Dear all,
I am writing to ask you a question.
Is it possible to retrieve the status of cleared jobs (e.g. after completed with either success or failed) from the Slurm rest interface ?
When a job (job id=131 in the example below) is cleared, the rest interface returns this after some time after completion:
{"meta":{"plugin":{"type":"openapi/v0.0.36","name":"REST v0.0.36"},"Slurm":{"version":{"major":20,"micro":7,"minor":11},"release":"20.11.7"}},"errors":[{"error":"_handle_job_get: unknown job 131","error_code":0}],"jobs":[]}
I activated the job status storage in mysql:
sacct -j 131
JobID JobName Partition Account AllocCPUS State ExitCode
------------ ---------- ---------- ---------- ---------- ---------- --------
131 testjob.sh cirasa 2 COMPLETED 0:0
131.batch batch 2 COMPLETED 0:0
131.0 hostname 2 COMPLETED 0:0
131.1 sleep 2 COMPLETED 0:0
but the rest service does not seem to pick the status from it.
Do you have hints?
Just to understand more:
- how many seconds the completed job stays available to be queried from squeue or rest API methods? Can this "time-to-live-before-cleanup" be configured, eventually increased a bit?

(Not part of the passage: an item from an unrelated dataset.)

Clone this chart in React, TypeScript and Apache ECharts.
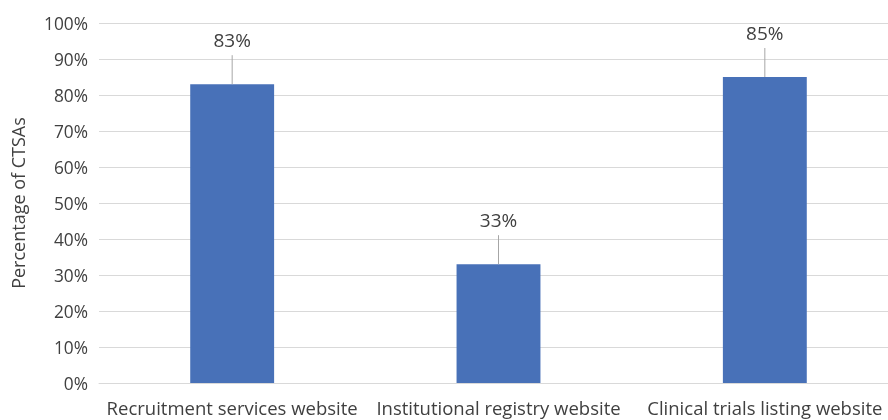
import React, { useEffect, useRef } from "react";
import * as echarts from "echarts";

const categories = [
  "Recruitment services website",
  "Institutional registry website",
  "Clinical trials listing website",
];
const values = [83, 33, 85];
const yTicks = { min: 0, max: 100, interval: 10 };

export default function App() {
  const ref = useRef<HTMLDivElement>(null);
  useEffect(() => {
    const chart = echarts.init(ref.current!, null, { renderer: "svg" });
    const font = "'Open Sans', 'Noto Sans', sans-serif";
    chart.setOption({
      animation: false,
      textStyle: { fontFamily: font },
      grid: { left: 99, top: 23, bottom: 37, right: -10, outerBoundsMode: "none", containLabel: false },
      xAxis: {
        type: "category",
        data: categories,
        axisLine: { show: true, lineStyle: { color: "#d9d9d9" } },
        axisTick: { show: false },
        axisLabel: { color: "#404040", fontSize: 18.5, margin: 15, fontFamily: font, interval: 0 },
      },
      yAxis: {
        type: "value",
        min: yTicks.min,
        max: yTicks.max,
        interval: yTicks.interval,
        name: "Percentage of CTSAs",
        nameLocation: "middle",
        nameGap: 72,
        nameTextStyle: { color: "#404040", fontSize: 18, fontFamily: font },
        axisLine: { show: false },
        axisTick: { show: false },
        splitLine: { lineStyle: { color: "#d9d9d9", width: 1 } },
        axisLabel: {
          color: "#404040",
          fontSize: 17.3,
          margin: 11,
          fontFamily: font,
          formatter: (v: number) => v + "%",
        },
      },
      series: [
        {
          type: "bar",
          data: values,
          barWidth: "31.5%",
          itemStyle: { color: "#4871b8" },
          label: {
            show: true,
            position: "top",
            distance: 35,
            color: "#404040",
            fontSize: 19,
            fontFamily: font,
            formatter: (p: any) => p.value + "%",
          },
          z: 2,
        },
        {
          type: "custom",
          data: values.map((v, i) => [i, v]),
          renderItem: (params: any, api: any) => {
            const p = api.coord([api.value(0), api.value(1)]);
            return {
              type: "line",
              shape: { x1: p[0], y1: p[1], x2: p[0], y2: p[1] - 29 },
              style: { stroke: "#a6a6a6", lineWidth: 1 },
            };
          },
          z: 3,
        },
      ],
    });
    return () => chart.dispose();
  }, []);
  return (
    <div
      ref={ref}
      style={{ width: 888, height: 420, position: "fixed", left: 0, top: 0 }}
    />
  );
}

This would be useful to avoid polling the status very frequently.
- do we have a push mechanism to send job status to external web services, rather than polling it using rest API methods?
Thanks very much for your help,
Cheers,
Simone
PS: Using Slurm v20.11.7 on Centos 7
****************************************************************